With a visual accuracy approaching that of photography, at a glance, his detailing of landscapes and their magnanimity presented as plausible, rather provides glimpses into a life most often thought of as antiquated and long gone.

Daniel further eclipses his interpretations of nature with paintings of unadulterated rural life; the arduous nature of earthbound toil that characterizes marginalized communities fused with social tension prevalent in contemporary South Africa.

His aesthetic system is not one that attempts to constitute itself as a faithful imitation of realistic objects in natural environments, but conversely capturing transient testimonies of those object in time, with a distinct focus on the barren spaces emerging from canvases representing representational worlds without omitting guarantees of inner truths.

This divergence from notions of exactitude without exhausting the variable potential embedded in events and images depicting those events, is a signature that acknowledges the plurality and dynamism of nature, often speaking to themes of climate change through drought stricken localities, and gender disparities through representation of rural expediency of archaic roles allotted women folk.

Much as art produced by artists of African descent has often been viewed with the condescending lens of western patronage, salaciously viewed as products from the lower rungs of global imaginary evolution, there is an emergent curatorship that has positioned such artists into isolated arena and splendor of fine art galleries. 

These efforts continue to nurture and unearth formidable talent not constrained by the modernist agenda often go unnoticed due to certain unpalatable themes of endemic poverty, gendered violence, political rhetoric echoing anti-colonial dispositions.

Artists such as Daniel are contesting a colonial view steeped in ”an apartheid fetishist romanticism” of African social environments, devoid of critical engagement with psychological nuances of the environments and its people.

A unique voice in an otherwise art world scandalized by old-fashioned concepts of “high art”, Daniel is carving a career with a fiercely local recourse, a sophisticated technique not detached from formalism but woven within a collision of style and aesthetic unique to his human nature and arch sentimentality. Extending the traditions of oil painting into personalized views of social life, his work is composed beyond the chaotic and often immanent gloom of many black livelihoods.

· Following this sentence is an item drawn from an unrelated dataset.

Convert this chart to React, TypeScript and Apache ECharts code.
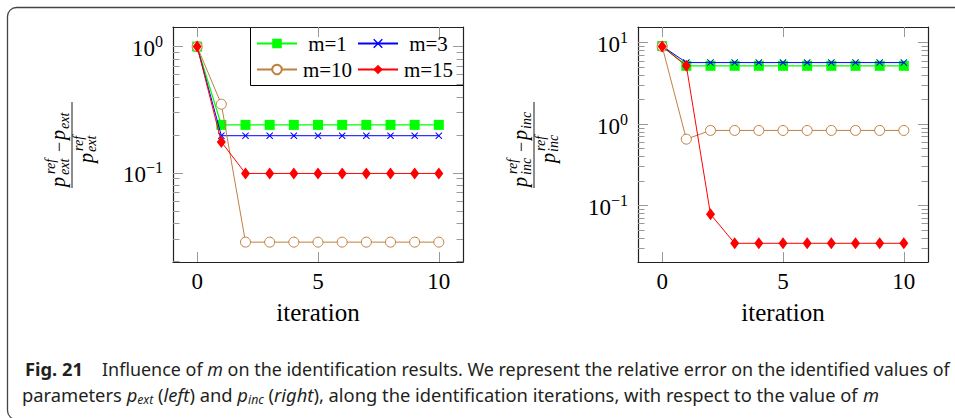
import React, { useEffect, useRef } from "react";
import * as echarts from "echarts";

// ---------- data ----------
const iterations = [0, 1, 2, 3, 4, 5, 6, 7, 8, 9, 10];
const seriesNames = ["m=1", "m=3", "m=10", "m=15"];

// left panel: relative error on p_ext
const extM1 = [1, 0.24, 0.24, 0.24, 0.24, 0.24, 0.24, 0.24, 0.24, 0.24, 0.24];
const extM3 = [1, 0.197, 0.197, 0.197, 0.197, 0.197, 0.197, 0.197, 0.197, 0.197, 0.197];
const extM10 = [1, 0.35, 0.0283, 0.0283, 0.0283, 0.0283, 0.0283, 0.0283, 0.0283, 0.0283, 0.0283];
const extM15 = [1, 0.176, 0.099, 0.099, 0.099, 0.099, 0.099, 0.099, 0.099, 0.099, 0.099];

// right panel: relative error on p_inc
const incM1 = [9.1, 5.2, 5.2, 5.2, 5.2, 5.2, 5.2, 5.2, 5.2, 5.2, 5.2];
const incM3 = [9.1, 5.7, 5.7, 5.7, 5.7, 5.7, 5.7, 5.7, 5.7, 5.7, 5.7];
const incM10 = [9.0, 0.653, 0.836, 0.836, 0.836, 0.836, 0.836, 0.836, 0.836, 0.836, 0.836];
const incM15 = [9.0, 5.2, 0.078, 0.0343, 0.0343, 0.0343, 0.0343, 0.0343, 0.0343, 0.0343, 0.0343];

// axes
const xTickValues = [0, 5, 10];
const xRange = [-1, 11];
const xAxisTitle = "iteration";
const leftYRange = [0.0197, 1.43];
const rightYRange = [0.0202, 15.6];
const leftMajorTicks = [0.1, 1];
const leftMinorTicks = [0.02, 0.03, 0.04, 0.05, 0.06, 0.07, 0.08, 0.09, 0.2, 0.3, 0.4, 0.5, 0.6, 0.7, 0.8, 0.9];
const rightMajorTicks = [0.1, 1, 10];
const rightMinorTicks = [0.03, 0.04, 0.05, 0.06, 0.07, 0.08, 0.09, 0.2, 0.3, 0.4, 0.5, 0.6, 0.7, 0.8, 0.9, 2, 3, 4, 5, 6, 7, 8, 9];

// caption
const captionFig = "Fig. 21";
const captionLine1: [string, string][] = [
  ["n", "Influence of "],
  ["i", "m"],
  ["n", " on the identification results. We represent the relative error on the identified values of"],
];
const captionLine2: [string, string][] = [
  ["n", "parameters "],
  ["i", "p"],
  ["s", "ext"],
  ["n", " ("],
  ["i", "left"],
  ["n", ") and "],
  ["i", "p"],
  ["s", "inc"],
  ["n", " ("],
  ["i", "right"],
  ["n", "), along the identification iterations, with respect to the value of "],
  ["i", "m"],
];

// ---------- styles ----------
const SERIF = '"Liberation Serif", serif';
const SANS = '"Noto Sans", sans-serif';
const CAP = "#231f20";
const colors = ["#00ff00", "#0000ff", "#bf8040", "#ff0000"];
const symbolFill = ["#00ff00", "#0000ff", "#ffffff", "#ff0000"];
const symbolBorder = [0, 0, 1, 0];
const symbols = [
  "rect",
  "path://M0,1L1,0L5,4L9,0L10,1L6,5L10,9L9,10L5,6L1,10L0,9L4,5Z",
  "circle",
  "diamond",
];
const symbolSizes: any[] = [10, 7, 10, [9, 12]];
const lineWidths = [1.3, 1, 1, 1];
const AXIS_COLOR = "#222";
const TICK_COLOR = "#999";

function measure(parts: [string, string][], fonts: Record<string, string>) {
  const ctx = document.createElement("canvas").getContext("2d")!;
  let w = 0;
  for (const [k, t] of parts) {
    ctx.font = fonts[k];
    w += ctx.measureText(t).width;
  }
  return w;
}

const capFonts: Record<string, string> = {
  n: `18px ${SANS}`,
  i: `italic 18px ${SANS}`,
  s: `italic 12px ${SANS}`,
  b: `bold 18px ${SANS}`,
};

const capRich = {
  n: { fontFamily: SANS, fontSize: 18, lineHeight: 22, fill: CAP, color: CAP },
  i: { fontFamily: SANS, fontSize: 18, fontStyle: "italic", lineHeight: 22, fill: CAP, color: CAP },
  s: { fontFamily: SANS, fontSize: 12, fontStyle: "italic", lineHeight: 12, verticalAlign: "bottom", fill: CAP, color: CAP },
  b: { fontFamily: SANS, fontSize: 18, fontWeight: "bold", lineHeight: 22, fill: CAP, color: CAP },
};

function captionText(parts: [string, string][], x: number, yMid: number, targetW: number) {
  const natural = measure(parts, capFonts);
  return {
    type: "text",
    x,
    y: yMid,
    scaleX: targetW / natural,
    silent: true,
    style: {
      text: parts.map(([k, t]) => `{${k}|${t}}`).join(""),
      rich: capRich,
      font: capFonts.n,
      fill: CAP,
      align: "left",
      textAlign: "left",
      verticalAlign: "middle",
      textVerticalAlign: "middle",
    },
  };
}

function fraction(sub: string, lineX: number, bottomY: number) {
  const mainF = `italic 20px ${SERIF}`;
  const smallF = `italic 14px ${SERIF}`;
  const t = (text: string, x: number, baseline: number, font: string, size: number) => ({
    type: "text",
    x,
    y: baseline - 0.3 * size,
    style: {
      text,
      font,
      fill: "#000",
      align: "left",
      textAlign: "left",
      verticalAlign: "middle",
      textVerticalAlign: "middle",
    },
  });
  return {
    type: "group",
    x: lineX,
    y: bottomY,
    rotation: Math.PI / 2,
    silent: true,
    children: [
      { type: "line", shape: { x1: 0, y1: 0, x2: 86, y2: 0 }, style: { stroke: "#000", lineWidth: 0.9 } },
      t("p", 1, -8, mainF, 20),
      t("ref", 14, -17, smallF, 14),
      t(sub, 13, -3, smallF, 14),
      t("\u2212", 36, -8, `18px ${SERIF}`, 18),
      t("p", 48, -8, mainF, 20),
      t(sub, 59, -3, smallF, 14),
      t("p", 25, 20, mainF, 20),
      t("ref", 37, 11, smallF, 14),
      t(sub, 36, 24, smallF, 14),
    ],
  };
}

function makeX(gridIndex: number, position: string, showLabel: boolean) {
  return {
    type: "value",
    gridIndex,
    position,
    min: xRange[0],
    max: xRange[1],
    name: showLabel ? xAxisTitle : "",
    nameLocation: "middle",
    nameGap: 38,
    nameMoveOverlap: false,
    nameTextStyle: { fontFamily: SERIF, fontSize: 25, color: "#000" },
    axisLine: { show: true, onZero: false, lineStyle: { color: AXIS_COLOR, width: 1.2 } },
    axisTick: { show: true, inside: true, length: 10, customValues: xTickValues, lineStyle: { color: TICK_COLOR, width: 1 } },
    axisLabel: { show: showLabel, customValues: xTickValues, margin: 8, fontFamily: SERIF, fontSize: 23, color: "#000" },
    splitLine: { show: false },
  };
}

function expLabel(v: number) {
  const e = Math.round(Math.log10(v));
  return `{a|10}{s|${e < 0 ? "\u2212" + Math.abs(e) : e}}`;
}

function makeY(gridIndex: number, position: string, range: number[], ticks: number[], len: number, showLine: boolean, labels: number[] | null) {
  return {
    type: "log",
    logBase: 10,
    gridIndex,
    position,
    min: range[0],
    max: range[1],
    axisLine: { show: showLine, onZero: false, lineStyle: { color: AXIS_COLOR, width: 1.2 } },
    axisTick: { show: true, inside: true, length: len, customValues: ticks, lineStyle: { color: TICK_COLOR, width: 1 } },
    axisLabel: {
      show: !!labels,
      customValues: labels || ticks,
      margin: 10,
      formatter: expLabel,
      rich: {
        a: { fontFamily: SERIF, fontSize: 23, lineHeight: 26, color: "#000", padding: [4, 0, 0, 0] },
        s: { fontFamily: SERIF, fontSize: 16, lineHeight: 14, verticalAlign: "top", color: "#000" },
      },
    },
    splitLine: { show: false },
    minorTick: { show: false },
  };
}

function makeSeries(values: number[][], xi: number, yi: number) {
  return values.map((vals, k) => ({
    name: seriesNames[k],
    type: "line",
    xAxisIndex: xi,
    yAxisIndex: yi,
    data: iterations.map((it, i) => [it, vals[i]]),
    symbol: symbols[k],
    symbolSize: symbolSizes[k],
    showSymbol: true,
    showAllSymbol: true,
    itemStyle: { color: symbolFill[k], borderColor: colors[k], borderWidth: symbolBorder[k] },
    lineStyle: { color: colors[k], width: lineWidths[k] },
    emphasis: { disabled: true },
    silent: true,
    z: 2 + k,
  }));
}

function buildOption() {
  const legendPos = [
    { left: 256, top: 33 },
    { left: 357, top: 33 },
    { left: 256, top: 59 },
    { left: 357, top: 59 },
  ];
  return {
    animation: false,
    backgroundColor: "#fff",
    grid: [
      { left: 173, top: 27, width: 290, height: 235, outerBoundsMode: "none", containLabel: false },
      { left: 638, top: 27, width: 290, height: 235, outerBoundsMode: "none", containLabel: false },
    ],
    xAxis: [makeX(0, "bottom", true), makeX(0, "top", false), makeX(1, "bottom", true), makeX(1, "top", false)],
    yAxis: [
      makeY(0, "left", leftYRange, leftMajorTicks, 10, true, leftMajorTicks),
      makeY(0, "left", leftYRange, leftMinorTicks, 6.5, false, null),
      makeY(0, "right", leftYRange, leftMajorTicks, 10, true, null),
      makeY(0, "right", leftYRange, leftMinorTicks, 6.5, false, null),
      makeY(1, "left", rightYRange, rightMajorTicks, 10, true, rightMajorTicks),
      makeY(1, "left", rightYRange, rightMinorTicks, 6.5, false, null),
      makeY(1, "right", rightYRange, rightMajorTicks, 10, true, null),
      makeY(1, "right", rightYRange, rightMinorTicks, 6.5, false, null),
    ],
    legend: seriesNames.map((n, i) => ({
      data: [n],
      left: legendPos[i].left,
      top: legendPos[i].top,
      orient: "horizontal",
      padding: 0,
      itemWidth: 40,
      itemHeight: 12,
      itemGap: 0,
      selectedMode: false,
      formatter: (name: string) => `{t|${name}}`,
      textStyle: {
        fontFamily: SERIF,
        fontSize: 21,
        color: "#000",
        rich: { t: { fontFamily: SERIF, fontSize: 21, lineHeight: 20, width: 51, align: "center", color: "#000" } },
      },
    })),
    series: [
      ...makeSeries([extM1, extM3, extM10, extM15], 0, 0),
      ...makeSeries([incM1, incM3, incM10, incM15], 2, 4),
    ],
    graphic: [
      {
        type: "rect",
        silent: true,
        shape: { x: 7.5, y: 7.5, width: 975, height: 412, r: 9 },
        style: { fill: "none", stroke: "#444", lineWidth: 1.3 },
      },
      {
        type: "rect",
        silent: true,
        shape: { x: 250.5, y: 27.5, width: 213, height: 58 },
        style: { fill: "none", stroke: "#000", lineWidth: 1 },
      },
      fraction("ext", 72, 188),
      fraction("inc", 534, 188),
      captionText([["b", captionFig]], 25, 369, 58),
      captionText(captionLine1, 102, 369, 848),
      captionText(captionLine2, 22, 395, 857),
    ],
  };
}

export default function App() {
  const ref = useRef<HTMLDivElement>(null);
  useEffect(() => {
    const el = ref.current!;
    const chart = echarts.init(el, null, { renderer: "svg" });
    chart.setOption(buildOption() as any);
    return () => chart.dispose();
  }, []);
  return (
    <div
      ref={ref}
      style={{ position: "fixed", left: 0, top: 0, width: 955, height: 418, background: "#fff" }}
    />
  );
}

And with an evident commercial acumen that has allowed him to sell paintings to local and international collectors, it is vividly evidenced that there is rapidly growing demand for contemporary African art. This hunger for African art, after centuries of being relegated to museums as specimen of lower humanity, is also staking the hope of contemporary artists on a market that can receive their work.

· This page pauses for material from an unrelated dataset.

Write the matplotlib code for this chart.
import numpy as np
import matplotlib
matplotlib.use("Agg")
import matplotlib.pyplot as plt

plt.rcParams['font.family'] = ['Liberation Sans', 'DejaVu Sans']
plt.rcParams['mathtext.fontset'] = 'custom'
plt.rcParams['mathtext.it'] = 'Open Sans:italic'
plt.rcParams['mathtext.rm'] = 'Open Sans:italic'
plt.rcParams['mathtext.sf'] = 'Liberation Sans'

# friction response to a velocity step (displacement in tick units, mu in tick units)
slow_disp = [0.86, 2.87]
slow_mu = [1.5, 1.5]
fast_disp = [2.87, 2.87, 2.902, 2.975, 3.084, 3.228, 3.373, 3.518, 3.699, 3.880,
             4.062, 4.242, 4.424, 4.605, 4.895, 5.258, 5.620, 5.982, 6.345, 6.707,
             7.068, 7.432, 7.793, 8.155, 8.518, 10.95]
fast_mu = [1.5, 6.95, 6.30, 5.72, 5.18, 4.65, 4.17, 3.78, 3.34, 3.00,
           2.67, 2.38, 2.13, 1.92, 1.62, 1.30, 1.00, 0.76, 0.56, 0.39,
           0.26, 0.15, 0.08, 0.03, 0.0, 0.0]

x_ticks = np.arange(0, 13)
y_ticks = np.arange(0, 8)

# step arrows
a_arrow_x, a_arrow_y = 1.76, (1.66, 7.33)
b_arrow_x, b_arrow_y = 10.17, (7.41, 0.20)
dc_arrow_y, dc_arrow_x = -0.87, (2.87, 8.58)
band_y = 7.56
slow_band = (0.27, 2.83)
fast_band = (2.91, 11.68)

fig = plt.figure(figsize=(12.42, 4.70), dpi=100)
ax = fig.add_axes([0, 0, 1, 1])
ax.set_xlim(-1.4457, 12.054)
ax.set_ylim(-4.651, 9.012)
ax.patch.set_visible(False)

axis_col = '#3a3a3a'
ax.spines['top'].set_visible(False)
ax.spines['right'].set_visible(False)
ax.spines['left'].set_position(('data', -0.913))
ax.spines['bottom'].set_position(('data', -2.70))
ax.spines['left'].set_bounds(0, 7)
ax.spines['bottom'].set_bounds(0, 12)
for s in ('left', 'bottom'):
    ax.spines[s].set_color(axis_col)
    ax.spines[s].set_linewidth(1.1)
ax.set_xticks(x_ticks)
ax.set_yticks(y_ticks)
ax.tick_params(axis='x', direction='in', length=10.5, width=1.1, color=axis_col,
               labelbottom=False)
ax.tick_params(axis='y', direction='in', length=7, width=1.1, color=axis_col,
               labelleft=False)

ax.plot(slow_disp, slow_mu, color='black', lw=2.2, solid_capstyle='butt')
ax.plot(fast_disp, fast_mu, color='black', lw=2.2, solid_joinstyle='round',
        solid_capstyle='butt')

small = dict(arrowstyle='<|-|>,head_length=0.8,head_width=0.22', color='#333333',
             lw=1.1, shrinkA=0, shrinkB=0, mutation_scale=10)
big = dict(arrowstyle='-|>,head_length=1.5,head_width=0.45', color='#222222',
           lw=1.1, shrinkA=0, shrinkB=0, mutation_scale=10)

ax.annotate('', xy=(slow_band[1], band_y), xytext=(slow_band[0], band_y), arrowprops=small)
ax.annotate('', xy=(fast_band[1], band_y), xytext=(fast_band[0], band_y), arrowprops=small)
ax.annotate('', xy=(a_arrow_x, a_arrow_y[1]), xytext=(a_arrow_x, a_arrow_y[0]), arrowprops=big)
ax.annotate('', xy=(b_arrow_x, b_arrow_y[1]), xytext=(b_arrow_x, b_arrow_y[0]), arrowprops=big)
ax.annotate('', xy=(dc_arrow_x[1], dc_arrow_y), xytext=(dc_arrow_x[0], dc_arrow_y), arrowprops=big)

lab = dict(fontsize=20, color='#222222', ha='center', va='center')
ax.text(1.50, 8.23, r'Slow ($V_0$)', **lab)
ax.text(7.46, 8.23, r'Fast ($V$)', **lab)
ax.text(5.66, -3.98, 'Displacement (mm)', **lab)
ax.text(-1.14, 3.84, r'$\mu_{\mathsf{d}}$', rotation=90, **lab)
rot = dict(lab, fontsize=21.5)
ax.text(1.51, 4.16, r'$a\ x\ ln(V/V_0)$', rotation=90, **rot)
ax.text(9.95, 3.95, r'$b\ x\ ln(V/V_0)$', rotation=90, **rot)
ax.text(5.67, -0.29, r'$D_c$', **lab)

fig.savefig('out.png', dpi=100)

Chromatic composition of blues, greys coalescing in oranges exploding at times into dreamy golden glows of midday light, a diffusion of strokes of oils to yield unexpected hues of sunset vibrancy; such delicate details by virtue of necessity on the part of the artist, evince a particular fundamental humanity and humility of craft.

Practice without public acclaim, voicing a political sensibility to the lives of black folk for instance, are markedly a move away from a multitude of creative practitioners concerned with non-vicarious representations of the black experience.

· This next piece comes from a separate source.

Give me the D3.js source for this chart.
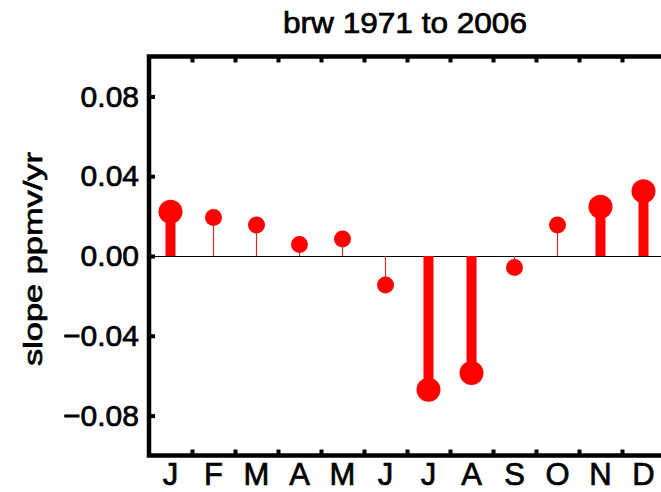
<!DOCTYPE html>
<html>
<head>
<meta charset="utf-8">
<script src="https://cdn.jsdelivr.net/npm/d3@7"></script>
<style>
  html, body { margin: 0; padding: 0; background: #fff; }
  svg { display: block; font-family: "Liberation Sans", Arial, Helvetica, sans-serif; }
  .lbl { fill: #000; stroke: #000; stroke-width: 0.7px; paint-order: stroke; }
</style>
</head>
<body>
<svg id="chart" width="661" height="492"></svg>
<script>
const months = ["J","F","M","A","M","J","J","A","S","O","N","D"];
const slopes = [0.0222, 0.0193, 0.0155, 0.0058, 0.0085, -0.0145, -0.0670, -0.0587, -0.0058, 0.0155, 0.0247, 0.0325];
const significant = [true, false, false, false, false, false, true, true, false, false, true, true];
const yTicks = [-0.08, -0.04, 0.00, 0.04, 0.08];
const titleText = "brw 1971 to 2006";
const yLabel = "slope ppmv/yr";

const svg = d3.select("#chart");
const pLeft = 149, pRight = 665, pTop = 56.5, pBottom = 455.5;

const x = d3.scaleLinear().domain([0, 12]).range([pLeft, pRight]);
const y = d3.scaleLinear().domain([-0.1, 0.1]).range([pBottom, pTop]);
const idx = d3.range(months.length);

// zero line
svg.append("line")
  .attr("x1", pLeft).attr("x2", pRight)
  .attr("y1", y(0) + 0.5).attr("y2", y(0) + 0.5)
  .attr("stroke", "#000").attr("stroke-width", 1)
  .attr("shape-rendering", "crispEdges");

// stems
svg.append("g").selectAll("line").data(idx).join("line")
  .attr("x1", i => x(i + 0.5)).attr("x2", i => x(i + 0.5))
  .attr("y1", y(0)).attr("y2", i => y(slopes[i]))
  .attr("stroke", i => significant[i] ? "#ff0000" : "#c83030")
  .attr("stroke-width", i => significant[i] ? 10 : 1.2);

// markers
svg.append("g").selectAll("circle").data(idx).join("circle")
  .attr("cx", i => x(i + 0.5))
  .attr("cy", i => y(slopes[i]))
  .attr("r", i => significant[i] ? 12 : 8.5)
  .attr("fill", "#ff0000");

// axes (ticks inside)
const tickFmt = d => d3.format(".2f")(d).replace("-", "\u2212");
const yAxis = d3.axisLeft(y).tickValues(yTicks).tickSize(-6).tickPadding(10).tickFormat(tickFmt);
const gy = svg.append("g").attr("transform", `translate(${pLeft},0)`).call(yAxis);
gy.select(".domain").remove();
gy.selectAll(".tick line").attr("stroke", "#000").attr("stroke-width", 4);
gy.selectAll(".tick text").attr("class", "lbl").attr("font-size", 30)
  .attr("font-family", "Liberation Sans, Arial, sans-serif");

const xTop = d3.axisTop(x).tickValues(d3.range(1, 12)).tickSize(-6).tickFormat("");
const gxt = svg.append("g").attr("transform", `translate(0,${pTop})`).call(xTop);
gxt.select(".domain").remove();
gxt.selectAll(".tick line").attr("stroke", "#000").attr("stroke-width", 4);

const xBot = d3.axisBottom(x).tickValues(d3.range(1, 12)).tickSize(-6).tickFormat("");
const gxb = svg.append("g").attr("transform", `translate(0,${pBottom})`).call(xBot);
gxb.select(".domain").remove();
gxb.selectAll(".tick line").attr("stroke", "#000").attr("stroke-width", 4);

// frame
svg.append("path")
  .attr("d", `M${pRight + 10},${pTop} H${pLeft} V${pBottom} H${pRight + 10}`)
  .attr("fill", "none").attr("stroke", "#000").attr("stroke-width", 4.5);

// month labels
svg.append("g").selectAll("text").data(idx).join("text")
  .attr("class", "lbl")
  .attr("x", i => x(i + 0.5)).attr("y", 485)
  .attr("text-anchor", "middle").attr("font-size", 31)
  .text(i => months[i]);

// title
svg.append("text").attr("class", "lbl").attr("x", 405).attr("y", 33)
  .attr("text-anchor", "middle").attr("font-size", 29)
  .attr("textLength", 244).attr("lengthAdjust", "spacingAndGlyphs")
  .text(titleText);

// y label
svg.append("text").attr("class", "lbl")
  .attr("transform", `translate(42,${259}) rotate(-90)`)
  .attr("text-anchor", "middle").attr("font-size", 25)
  .attr("textLength", 214).attr("lengthAdjust", "spacingAndGlyphs")
  .text(yLabel);
</script>
</body>
</html>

Theirs is an emerging, though unacknowledged black art culture, producing accessible work that interrogates complex geographies of poverty, denuded environments as well as the spiritual traumas of exclusion and exploitation, while also lauding the jovial pleasantries of a life given unto fate.

A vexed and complex history manifests itself quite constantly in Daniel’s art, and it is inevitable that the spirit of each place finds expression through his brushwork. And for an artist to immerse himself in this endless quest for authenticity is but a trait of resilient craftsmanship, a hallmark of all selfless creative spirits.